Find the dimensions of the largest rectangle that can be inscribed in a semicircle of radius r. I know that If I were to make a loose coordinate plane graph than the radius and (X,Y) of the rectangle would have to mixed into make an equation out of the whole thing. What exactly that equation is beyond me though.
Can someone help me make an equation out of this? I asked my professor and he said that the key to find the local Min-Max.
I'm not given any specific numbers either. Any ideas?
 A: We may assume $r=1$ without loss of generality.
It is simple to prove that the largest inscribed rectangle has a side on the diameter of the semicircle.
In particular, we may assume that a vertex of the largest inscribed rectangle lies at $(x,\sqrt{1-x^2})$ with $x\in[0,1]$ and its area is given by $2x\sqrt{1-x^2}$. On the other hand
$$ \text{argmax}\;2x\sqrt{1-x^2} = \text{argmax}\, x^2(1-x^2) $$
and by the AM-GM inequality $x^2(1-x^2)\leq \frac{1}{4}$, with equality attained only at $x=\frac{1}{\sqrt{2}}$. 

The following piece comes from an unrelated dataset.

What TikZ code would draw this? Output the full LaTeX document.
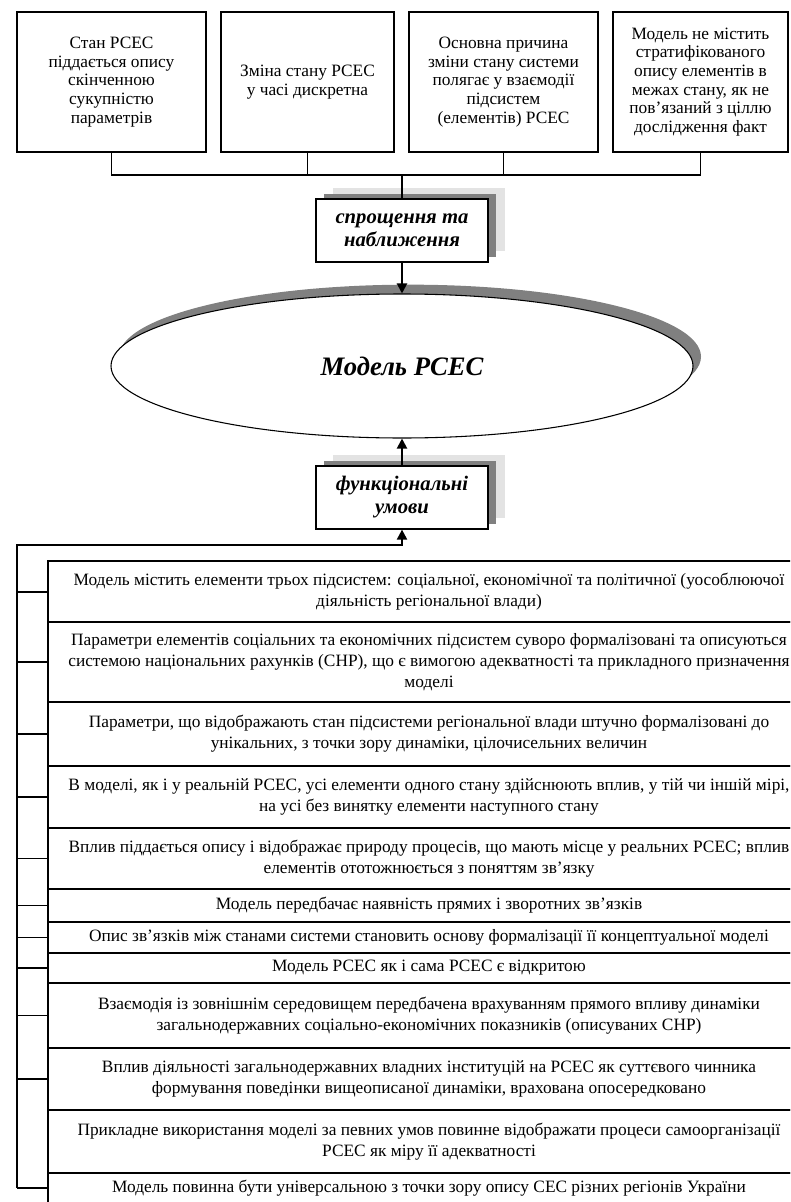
\documentclass[tikz,border=0pt]{standalone}
\usepackage{fontspec}
\setmainfont{Liberation Serif}
\usetikzlibrary{shapes.geometric, arrows.meta, shadows, fit}

\begin{document}
\begin{tikzpicture}[x=0.75pt, y=-0.75pt,
  topbox/.style={draw, line width=1.5pt, inner sep=0pt, align=center,
    minimum height=105pt, font=\fontsize{13}{14}\selectfont},
  tagbox/.style={draw, line width=0.9pt, fill=white, inner sep=0pt, align=center,
    minimum width=129pt, minimum height=47.25pt,
    font=\fontsize{15.5}{17.25}\selectfont\bfseries\itshape,
    general shadow={fill=black!11, draw=none, shadow xshift=12.75pt, shadow yshift=8.25pt},
    general shadow={fill=black!50, draw=none, shadow xshift=6pt, shadow yshift=3.75pt}},
  listbox/.style={draw, line width=1.9pt, inner sep=0pt},
  listtext/.style={inner sep=0pt, align=center, font=\fontsize{13}{15.75}\selectfont},
  thinline/.style={line width=0.8pt},
  conn/.style={line width=1.5pt},
  tick/.style={line width=0.8pt},
  tip/.style={-{Triangle[length=7.5pt,width=7.5pt]}}
]
\useasboundingbox[fill=white] (0,0) rectangle (790,1202);
\clip (0,0) rectangle (790,1202);

% --- four premises at the top
\node[topbox, minimum width=141.75pt] (t1) at (111.5,82)
  {Стан РСЕС\\піддається опису\\скінченною\\сукупністю\\параметрів};
\node[topbox, minimum width=129.75pt] (t2) at (307.5,82)
  {Зміна стану РСЕС\\у часі дискретна};
\node[topbox, minimum width=141.75pt] (t3) at (503.5,82)
  {Основна причина\\зміни стану системи\\полягає у взаємодії\\підсистем\\(елементів) РСЕС};
\node[topbox, minimum width=131.25pt] (t4) at (700.5,82)
  {Модель не містить\\стратифікованого\\опису елементів в\\межах стану, як не\\пов’язаний з ціллю\\дослідження факт};

% --- labelled boxes and the model
\node[tagbox] (s) at (402,230.5) {спрощення та\\наближення};
\node[ellipse, draw, line width=0.8pt, fill=white, inner sep=0pt,
  minimum width=436.5pt, minimum height=108pt,
  general shadow={fill=black!50, draw=none, shadow xshift=6pt, shadow yshift=7pt},
  font=\fontsize{20}{24}\selectfont\bfseries\itshape] (m) at (402,366) {Модель РСЕС};
\node[tagbox] (f) at (402,497.5) {функціональні\\умови};

% --- bus joining the premises
\coordinate (bus) at (402,175);
\draw[thinline] (t1.south) |- (bus) -| (t4.south);
\draw[thinline] (t2.south) -- (t2.south |- bus);
\draw[thinline] (t3.south) -- (t3.south |- bus);
\draw[conn] (bus) -- (s.north);
\draw[conn, tip] (s.south) -- (m.north);
\draw[conn, tip] (f.north) -- (m.south);

% --- list of functional conditions
\coordinate (cx) at (429,0);
\node[listbox, fit={(48,561) (830,622)}] (l1) {};
\node[listbox, fit={(48,622) (830,702)}] (l2) {};
\node[listbox, fit={(48,702) (830,766)}] (l3) {};
\node[listbox, fit={(48,766) (830,828)}] (l4) {};
\node[listbox, fit={(48,828) (830,889)}] (l5) {};
\node[listbox, fit={(48,889) (830,922)}] (l6) {};
\node[listbox, fit={(48,922) (830,953)}] (l7) {};
\node[listbox, fit={(48,953) (830,983)}] (l8) {};
\node[listbox, fit={(48,983) (830,1048)}] (l9) {};
\node[listbox, fit={(48,1048) (830,1110)}] (l10) {};
\node[listbox, fit={(48,1110) (830,1173)}] (l11) {};
\node[listbox, fit={(48,1173) (830,1203)}] (l12) {};

\node[listtext] (x1) at (l1.center -| cx)
  {Модель містить елементи трьох підсистем: соціальної, економічної та політичної (уособлюючої\\діяльність регіональної влади)};
\node[listtext] (x2) at (l2.center -| cx)
  {Параметри елементів соціальних та економічних підсистем суворо формалізовані та описуються\\системою національних рахунків (СНР), що є вимогою адекватності та прикладного призначення\\моделі};
\node[listtext] (x3) at (l3.center -| cx)
  {Параметри, що відображають стан підсистеми регіональної влади штучно формалізовані до\\унікальних, з точки зору динаміки, цілочисельних величин};
\node[listtext] (x4) at (l4.center -| cx)
  {В моделі, як і у реальній РСЕС, усі елементи одного стану здійснюють вплив, у тій чи іншій мірі,\\на усі без винятку елементи наступного стану};
\node[listtext] (x5) at (l5.center -| cx)
  {Вплив піддається опису і відображає природу процесів, що мають місце у реальних РСЕС; вплив\\елементів ототожнюється з поняттям зв’язку};
\node[listtext] (x6) at (l6.center -| cx)
  {Модель передбачає наявність прямих і зворотних зв’язків};
\node[listtext] (x7) at (l7.center -| cx)
  {Опис зв’язків між станами системи становить основу формалізації її концептуальної моделі};
\node[listtext] (x8) at (l8.center -| cx)
  {Модель РСЕС як і сама РСЕС є відкритою};
\node[listtext] (x9) at (l9.center -| cx)
  {Взаємодія із зовнішнім середовищем передбачена врахуванням прямого впливу динаміки\\загальнодержавних соціально-економічних показників (описуваних СНР)};
\node[listtext] (x10) at (l10.center -| cx)
  {Вплив діяльності загальнодержавних владних інституцій на РСЕС як суттєвого чинника\\формування поведінки вищеописаної динаміки, врахована опосередковано};
\node[listtext] (x11) at (l11.center -| cx)
  {Прикладне використання моделі за певних умов повинне відображати процеси самоорганізації\\РСЕС як міру її адекватності};
\node[listtext] (x12) at (l12.center -| cx)
  {Модель повинна бути універсальною з точки зору опису СЕС різних регіонів України};

% --- bracket gathering the list into the functional conditions
\coordinate (brk) at (17,545);
\draw[tick] (l1.west -| brk) -- (l12.west -| brk);
\foreach \k in {2,...,10,12}
  \draw[tick] (l\k.west) -- (l\k.west -| brk);
\draw[conn, tip] (l1.west) -| (brk) -| (f.south);
\end{tikzpicture}
\end{document}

It follows that the largest inscribed rectangle is twice a square and its area is $1$ ($r^2$ in the original context).
A: Let the equation of semicircle be given by $x^2+y^2=r^2$ (Consider the upper half part)
Now, let the length of side of rectangle be $2a$ and width $b$ vertexes of rectangle will be $$(a,0)~ ;~ (a,b) ~;~ (-a,0) ~; ~(-a,b)$$

Area of rectangle : $A=(2a)(b)=2ab ~~\cdots (1)$
Also, $a^2+b^2=r^2$ (The point $(a,b)$ lies on the circle) , Put in (1)
$A=2ab=2a\Big(\sqrt{r^2-a^2}\Big)=2\sqrt{r^2a^2-a^4}=2\sqrt{\dfrac{r^4}{4}-\Bigg(a^2-\dfrac{r^2}{2}\Bigg)^2} \le 2\sqrt{\dfrac{r^4}{4}}$
$$\boxed{A \le {r^2} }$$